>> BEGIN
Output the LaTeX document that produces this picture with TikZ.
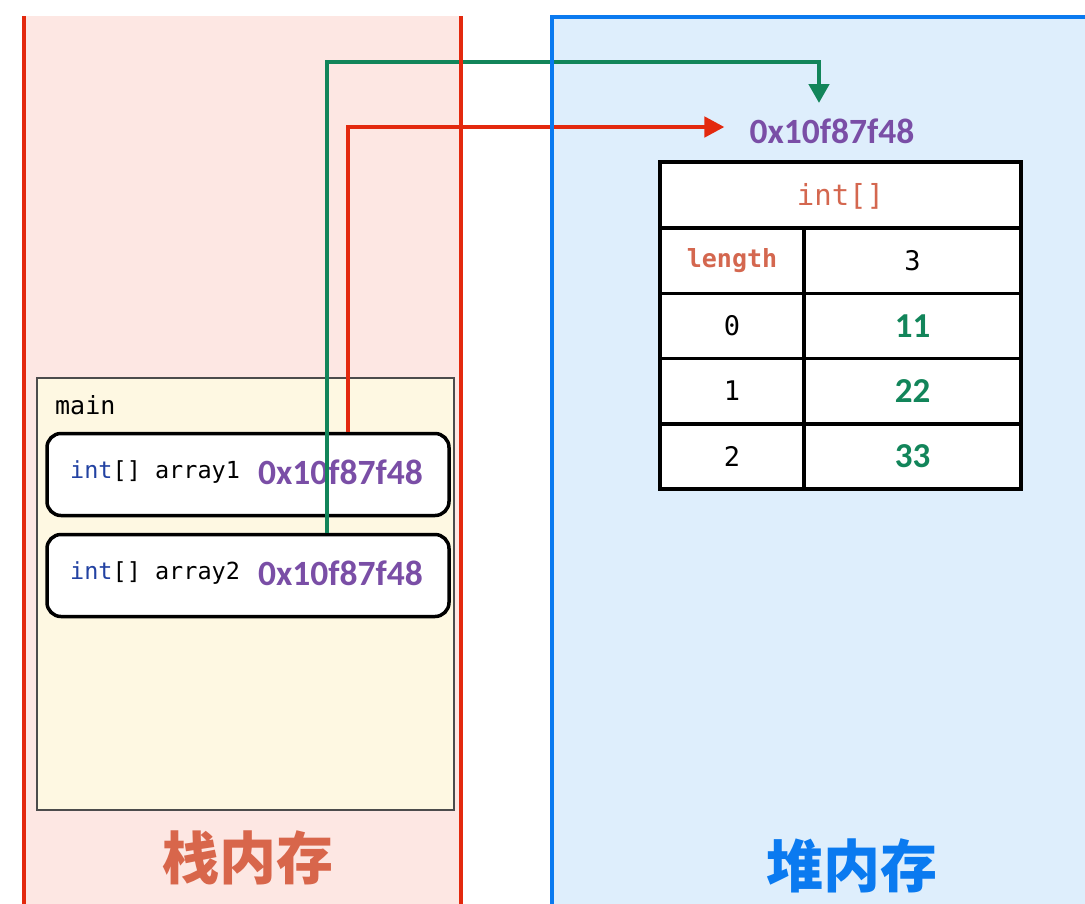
\documentclass[tikz,border=0pt]{standalone}
\usepackage{fontspec}
\setmainfont{Carlito}
\newfontfamily\mono{DejaVu Sans Mono}
\newfontfamily\cjk{Noto Sans CJK SC}
\usetikzlibrary{arrows.meta}
\definecolor{pinkfill}{HTML}{FDE7E3}
\definecolor{stackred}{HTML}{E3290E}
\definecolor{heapblue}{HTML}{0A7AF0}
\definecolor{bluefill}{HTML}{DEEEFC}
\definecolor{cream}{HTML}{FEF8E2}
\definecolor{linkgreen}{HTML}{12855A}
\definecolor{addrpurple}{HTML}{7A4EA6}
\definecolor{intblue}{HTML}{2242A2}
\definecolor{salmon}{HTML}{D4674F}
\definecolor{titlered}{HTML}{D8664B}
\tikzset{
  varbox/.style={draw=black, line width=3.5pt, fill=white, rounded corners=14pt,
    minimum width=402pt, minimum height=82pt, inner sep=0pt},
  cell/.style={draw=black, line width=3.5pt, fill=white, inner sep=0pt, minimum height=65pt},
  monotext/.style={font=\mono\fontsize{23.5}{28}\selectfont, inner sep=0pt},
  celltext/.style={font=\mono\fontsize{27}{30}\selectfont},
  addr/.style={font=\bfseries\fontsize{35.5}{40}\selectfont, text=addrpurple, inner sep=0pt},
  val/.style={font=\bfseries\fontsize{35}{40}\selectfont, text=linkgreen},
  link/.style={line width=4.5pt},
  title/.style={font=\cjk\bfseries\fontsize{57}{60}\selectfont, inner sep=0pt}
}
\begin{document}
\begin{tikzpicture}[x=1pt,y=-1pt]
\useasboundingbox (0,0) rectangle (1085,903);
% panels fill
\fill[pinkfill] (25,16) rectangle (461,910);
\fill[bluefill] (552,17) rectangle (1095,910);
% main frame
\node[draw=black!70, line width=1.2pt, fill=cream, minimum width=417pt, minimum height=432pt, inner sep=0pt] (mainframe) at (245.5,594) {};
\node[monotext, anchor=west, font=\mono\fontsize{25}{28}\selectfont] (mainlbl) at (55,405) {main};
% variable boxes
\node[varbox] (a1) at (248,474.5) {};
\node[varbox] (a2) at (248,575.5) {};
\node[monotext, anchor=west] (a1t) at (70,472) {\textcolor{intblue}{int}[] array1};
\node[addr, anchor=west] (a1v) at (258,472) {0x10f87f48};
\node[monotext, anchor=west] (a2t) at (70,573) {\textcolor{intblue}{int}[] array2};
\node[addr, anchor=west] (a2v) at (258,573) {0x10f87f48};
% heap address
\node[addr] (haddr) at (832,131) {0x10f87f48};
% table
\node[cell, minimum width=361pt, minimum height=66pt, font=\mono\fontsize{29}{32}\selectfont, text=salmon, text depth=2pt] (thead) at (840.5,195) {int[]};
\node[cell, minimum width=144pt, font=\mono\bfseries\fontsize{25}{28}\selectfont, text=salmon] (l0) at (732,261) {length};
\node[cell, minimum width=217pt, celltext] (r0) at (912.5,261) {\raisebox{-3pt}{3}};
\node[cell, minimum width=144pt, celltext] (l1) at (732,326) {\raisebox{-3pt}{0}};
\node[cell, minimum width=217pt, val] (r1) at (912.5,326) {\raisebox{-3pt}{11}};
\node[cell, minimum width=144pt, celltext] (l2) at (732,391) {\raisebox{-3pt}{1}};
\node[cell, minimum width=217pt, val] (r2) at (912.5,391) {\raisebox{-3pt}{22}};
\node[cell, minimum width=144pt, celltext] (l3) at (732,456.5) {\raisebox{-3pt}{2}};
\node[cell, minimum width=217pt, val] (r3) at (912.5,456.5) {\raisebox{-3pt}{33}};
% connectors
\coordinate (gx) at (327,62);
\coordinate (gtip) at (819,103);
\coordinate (rx) at (348,127);
\draw[link, draw=linkgreen, -{Triangle[length=19pt,width=20pt]}] (a2.north -| gx) -- (gx) -| (gtip);
\draw[link, draw=stackred, -{Triangle[length=20pt,width=20pt]}, shorten >=25pt] (a1.north -| rx) -- (rx) -- (rx -| haddr.west);
% panel borders
\draw[stackred, line width=3.5pt] (24,16) -- (24,910);
\draw[stackred, line width=4pt] (461,16) -- (461,910);
\draw[heapblue, line width=4.5pt] (552,910) -- (552,17) -- (1095,17);
% titles
\node[title, text=titlered] (stitle) at (248,858) {栈内存};
\node[title, text=heapblue] (htitle) at (852,866) {堆内存};
\end{tikzpicture}
\end{document}
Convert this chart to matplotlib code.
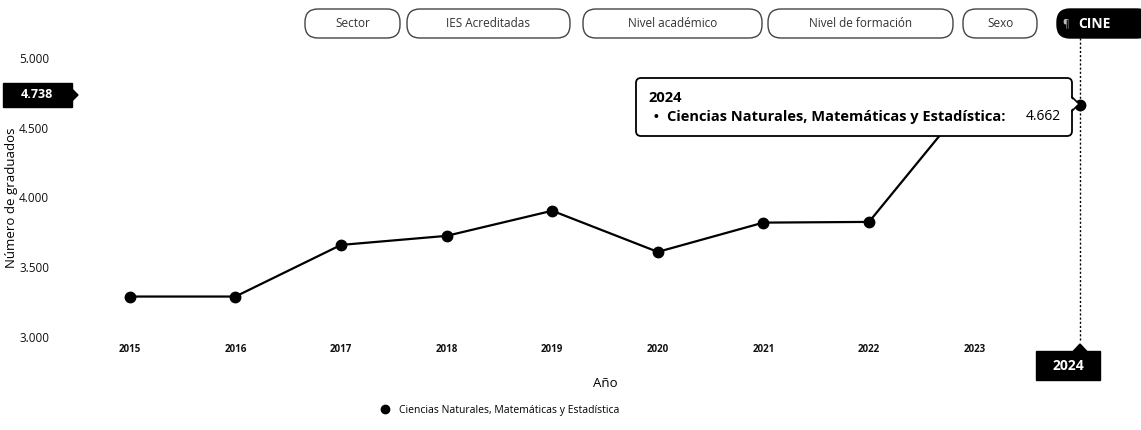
import matplotlib
matplotlib.use("Agg")
import matplotlib.pyplot as plt
from matplotlib.patches import FancyBboxPatch, Polygon
from matplotlib.lines import Line2D

# ---- data ----
years = ["2015", "2016", "2017", "2018", "2019", "2020", "2021", "2022", "2023", "2024"]
graduados = [3290, 3290, 3660, 3725, 3905, 3610, 3820, 3825, 4750, 4662]
series_name = "Ciencias Naturales, Matemáticas y Estadística"
y_ticks = [3000, 3500, 4000, 4500, 5000]
y_tick_labels = ["3.000", "3.500", "4.000", "4.500", "5.000"]
buttons = ["Sector", "IES Acreditadas", "Nivel académico", "Nivel de formación", "Sexo", "CINE"]
hover_year = "2024"
cursor_value = 4738

FONT = ["Open Sans", "DejaVu Sans"]
plt.rcParams["font.family"] = FONT

W, H = 1141, 430
fig = plt.figure(figsize=(W / 100, H / 100), dpi=100)
fig.patch.set_facecolor("white")

def fx(px):
    return px / W

def fy(py):
    return 1 - py / H

ax = fig.add_axes([fx(77), fy(337), fx(1133) - fx(77), fy(58) - fy(337)])
x = list(range(len(years)))
ax.plot(x, graduados, color="black", lw=1.6, marker="o", ms=7.5, zorder=3)
ax.set_xlim(-0.5, len(years) - 0.5)
ax.set_ylim(3000, 5000)
ax.set_yticks(y_ticks)
ax.set_yticklabels(y_tick_labels, fontsize=8.5, color="#111111")
ax.set_xticks(x)
ax.set_xticklabels(years, fontsize=7, fontweight="bold", color="#111111")
hx = years.index(hover_year)
ax.get_xticklabels()[hx].set_visible(False)
ax.tick_params(axis="y", length=0, pad=20)
ax.tick_params(axis="x", length=0, pad=5)
for s in ax.spines.values():
    s.set_visible(False)
ax.set_ylabel("Número de graduados", fontsize=9.5, labelpad=1)
ax.set_xlabel("Año", fontsize=9.5, labelpad=16)

# crosshair
ax.axvline(hx, ymin=-0.01, ymax=1.12, color="black", lw=1, ls=(0, (1.5, 1.5)), clip_on=False, zorder=2)

# legend
leg = fig.legend(handles=[Line2D([], [], color="black", marker="o", ls="none", ms=6)],
                 labels=[series_name], loc="center", bbox_to_anchor=(fx(497), fy(410)),
                 frameon=False, fontsize=7.5, handletextpad=0.3)

# overlay for UI elements
ov = fig.add_axes([0, 0, 1, 1])
ov.set_xlim(0, W)
ov.set_ylim(H, 0)
ov.axis("off")
ov.set_zorder(5)

# buttons
btn_x = [(305, 400), (407, 570), (583, 762), (768, 953), (963, 1037), (1057, 1150)]
for (x0, x1), name in zip(btn_x, buttons):
    sel = name == "CINE"
    ov.add_patch(FancyBboxPatch((x0, 9), x1 - x0, 29, boxstyle="round,pad=0,rounding_size=13",
                                fc="black" if sel else "white", ec="black" if sel else "#444444",
                                lw=1.0, clip_on=False))
    if sel:
        ov.text(1066, 23.5, "¶", ha="center", va="center", fontsize=7, color="#bbbbbb")
        ov.text(1094, 23.5, name, ha="center", va="center", fontsize=10,
                color="white", fontweight="bold")
    else:
        ov.text((x0 + x1) / 2, 23.5, name, ha="center", va="center",
                fontsize=8.5, color="#333333")

# tooltip
ov.add_patch(FancyBboxPatch((636, 78), 436, 58, boxstyle="round,pad=0,rounding_size=5",
                            fc="white", ec="black", lw=1.3))
ov.add_patch(Polygon([(1072, 97), (1079, 104), (1072, 111)], closed=True, fc="white", ec="black", lw=1.2))
ov.add_patch(Polygon([(1071, 98), (1077.5, 104), (1071, 110)], closed=True, fc="white", ec="none"))
ov.text(648, 98, hover_year, fontsize=10.5, fontweight="bold", va="center", ha="left")
ov.text(652, 118, "•", fontsize=13, va="center", ha="left")
ov.text(667, 117, series_name + ":", fontsize=10.5, fontweight="bold", va="center", ha="left")
val = graduados[hx]
ov.text(1061, 117, f"{val/1000:.3f}", fontsize=10, va="center", ha="right")

# y cursor label
ov.add_patch(FancyBboxPatch((3, 83), 69, 24, boxstyle="square,pad=0", fc="black", ec="black"))
ov.add_patch(Polygon([(72, 89), (78, 95), (72, 101)], closed=True, fc="black", ec="black"))
ov.text(37, 95, f"{cursor_value/1000:.3f}", color="white", fontsize=9, fontweight="bold",
        ha="center", va="center")

# x cursor label
ov.add_patch(FancyBboxPatch((1036, 351), 64, 29, boxstyle="square,pad=0", fc="black", ec="black"))
ov.add_patch(Polygon([(1073, 351.5), (1080, 344), (1087, 351.5)], closed=True, fc="black", ec="black"))
ov.text(1068, 366, hover_year, color="white", fontsize=10, fontweight="bold", ha="center", va="center")

fig.savefig("out.png", dpi=100)
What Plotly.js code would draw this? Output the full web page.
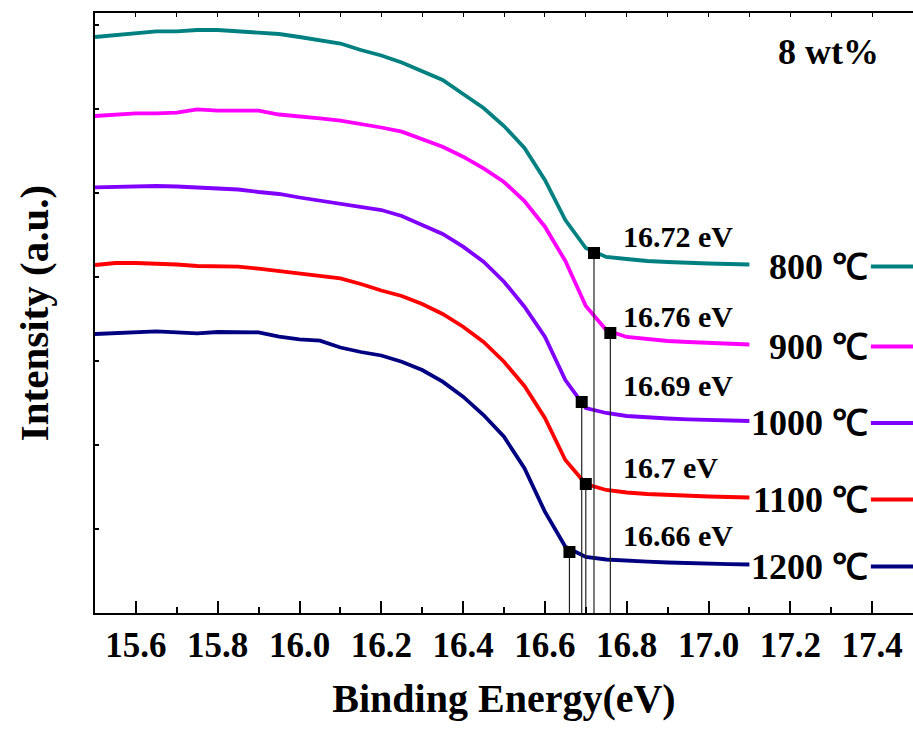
<!DOCTYPE html>
<html>
<head>
<meta charset="utf-8">
<script src="https://cdn.plot.ly/plotly-3.0.1.min.js"></script>
<style>html,body{margin:0;padding:0;background:#fff;}#chart{width:913px;height:731px;}</style>
</head>
<body>
<div id="chart"></div>
<script>
// Binding energy grid (eV)
const energy = [15.5, 15.55, 15.6, 15.65, 15.7, 15.75, 15.8, 15.85, 15.9, 15.95,
  16.0, 16.05, 16.1, 16.15, 16.2, 16.25, 16.3, 16.35, 16.4, 16.45,
  16.5, 16.55, 16.6, 16.65, 16.7, 16.75, 16.8, 16.85, 16.9, 16.95,
  17.0, 17.05, 17.1];

// Intensity (a.u., offset curves)
const i800 = [576, 578, 580.3, 581.7, 581.7, 583, 583, 581.7, 580.5, 579,
  576, 572.5, 569.5, 563, 557.5, 550.5, 541.5, 533, 519, 505,
  487, 465, 433, 393, 365, 356, 354, 352, 351, 350, 349.5, 349, 348.5];
const i900 = [497, 498.5, 499.7, 499.7, 500.3, 503.7, 502.3, 502.3, 502.3, 498.5,
  497, 494.7, 492.3, 489, 485.5, 481.3, 474, 466.3, 456.3, 444.7,
  431, 412, 386.3, 352, 307, 283, 276, 274, 272, 271, 270, 269, 268.5];
const i1000 = [425.7, 426.3, 426.7, 427, 426.5, 425.7, 424.5, 423.5, 421, 419,
  415.5, 412.3, 409.5, 406, 403, 397, 388, 379, 366.3, 351.3,
  331.3, 306.3, 276.3, 233, 205, 200, 197, 195.5, 194.5, 193.7, 193, 192.5, 192];
const i1100 = [348, 350, 350, 349.7, 348.5, 347, 346.3, 346.3, 344.3, 342,
  339.7, 337, 334.7, 329, 322.5, 317, 309, 299, 286.3, 271,
  251.3, 227, 195, 153, 129, 123, 120.5, 119, 118, 117, 116.5, 116, 115.5];
const i1200 = [279, 280, 280.3, 281.7, 280.7, 279.7, 281, 280.7, 280.7, 276.3,
  273.7, 272.3, 265.5, 261, 257.5, 251.3, 243, 231.3, 216.3, 198,
  176.3, 144.7, 101.3, 66.3, 56, 53.5, 52, 51.3, 50.5, 49.7, 49.2, 48.8, 48.5];

const seriesNames = ['800 ℃', '900 ℃', '1000 ℃', '1100 ℃', '1200 ℃'];
const seriesData = [i800, i900, i1000, i1100, i1200];
const seriesColors = ['#008080', '#FF00FF', '#8000FF', '#FF0000', '#000080'];

// Band-edge positions
const edgeEnergy = [16.72, 16.76, 16.69, 16.70, 16.66];
const edgeIntensity = [360, 280, 211, 129, 61];

const noteText = '8 wt%';
const xTitle = 'Binding Energy(eV)';
const yTitle = 'Intensity (a.u.)';

const serif = 'Liberation Serif, Times New Roman, serif';
const traces = [];
seriesData.forEach((ys, k) => {
  traces.push({
    x: energy, y: ys, type: 'scatter', mode: 'lines',
    name: seriesNames[k], showlegend: false,
    line: {color: seriesColors[k], width: 3.8}, hoverinfo: 'skip'
  });
});
// drop lines
const dx = [], dy = [];
edgeEnergy.forEach((e, k) => { dx.push(e, e, null); dy.push(edgeIntensity[k], 0, null); });
traces.push({x: dx, y: dy, type: 'scatter', mode: 'lines', showlegend: false,
  line: {color: '#222', width: 1.2}, hoverinfo: 'skip'});
traces.push({x: edgeEnergy, y: edgeIntensity, type: 'scatter', mode: 'markers', showlegend: false,
  marker: {symbol: 'square', size: 12, color: '#000'}, hoverinfo: 'skip'});
// top axis carrier
traces.push({x: [], y: [], xaxis: 'x2', yaxis: 'y', type: 'scatter', showlegend: false});

const annotations = [];
const shapes = [];
edgeEnergy.forEach((e, k) => {
  annotations.push({x: 16.785, y: edgeIntensity[k] + 17, xref: 'x', yref: 'y',
    text: e + ' eV', showarrow: false, xanchor: 'left', yanchor: 'middle',
    font: {family: serif, size: 30, color: '#000', weight: 700}});
});
seriesData.forEach((ys, k) => {
  const ly = ys[ys.length - 1] - 2;
  annotations.push({x: 17.395, y: ly, xref: 'x', yref: 'y', text: seriesNames[k],
    showarrow: false, xanchor: 'right', yanchor: 'middle',
    font: {family: serif, size: 36, color: '#000', weight: 700}});
  shapes.push({type: 'line', xref: 'x', yref: 'y', x0: 17.397, x1: 17.6, y0: ly, y1: ly,
    line: {color: seriesColors[k], width: 3.8}});
});
annotations.push({x: (828 - 95) / 818, y: (613 - 52) / 600, xref: 'paper', yref: 'paper',
  text: noteText, showarrow: false, xanchor: 'center', yanchor: 'middle',
  font: {family: serif, size: 36, color: '#000', weight: 700}});

const layout = {
  width: 913, height: 731,
  margin: {l: 95, r: 0, t: 13, b: 118},
  paper_bgcolor: '#fff', plot_bgcolor: '#fff',
  showlegend: false,
  xaxis: {
    range: [15.5, 17.5], showgrid: false, zeroline: false,
    showline: true, linecolor: '#000', linewidth: 2,
    ticks: 'inside', ticklen: 12, tickwidth: 2, tickcolor: '#000',
    tick0: 15.6, dtick: 0.2, tickformat: '.1f',
    minor: {ticks: 'inside', ticklen: 6, tickwidth: 2, tickcolor: '#000', dtick: 0.1},
    tickfont: {family: serif, size: 35, color: '#000', weight: 700},
    title: {text: xTitle, standoff: 20, font: {family: serif, size: 40, color: '#000', weight: 700}}
  },
  xaxis2: {
    overlaying: 'x', side: 'top', matches: 'x', range: [15.5, 17.5],
    showgrid: false, zeroline: false, showline: true, linecolor: '#000', linewidth: 2,
    ticks: 'inside', ticklen: 4, tickwidth: 1, tickcolor: '#000', dtick: 0.1, tick0: 15.5,
    showticklabels: false
  },
  yaxis: {
    range: [0, 600], showgrid: false, zeroline: false,
    showline: true, linecolor: '#000', linewidth: 2,
    ticks: 'inside', ticklen: 4, tickwidth: 1.5, tickcolor: '#000',
    tick0: 0, dtick: 84, showticklabels: false,
    title: {text: yTitle, standoff: 32, font: {family: serif, size: 41, color: '#000', weight: 700}}
  },
  annotations: annotations,
  shapes: shapes
};

Plotly.newPlot('chart', traces, layout, {displayModeBar: false, staticPlot: true});
</script>
</body>
</html>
>> END
▶ STATED PROBLEM
Give back exactly the lines from the one containing "Convert this chart to matplotlib code." to the one containing "cursor_value = 4738", both included, and no pictures.

▶ EXPECTED ANSWER
Convert this chart to matplotlib code.
import matplotlib
matplotlib.use("Agg")
import matplotlib.pyplot as plt
from matplotlib.patches import FancyBboxPatch, Polygon
from matplotlib.lines import Line2D

# ---- data ----
years = ["2015", "2016", "2017", "2018", "2019", "2020", "2021", "2022", "2023", "2024"]
graduados = [3290, 3290, 3660, 3725, 3905, 3610, 3820, 3825, 4750, 4662]
series_name = "Ciencias Naturales, Matemáticas y Estadística"
y_ticks = [3000, 3500, 4000, 4500, 5000]
y_tick_labels = ["3.000", "3.500", "4.000", "4.500", "5.000"]
buttons = ["Sector", "IES Acreditadas", "Nivel académico", "Nivel de formación", "Sexo", "CINE"]
hover_year = "2024"
cursor_value = 4738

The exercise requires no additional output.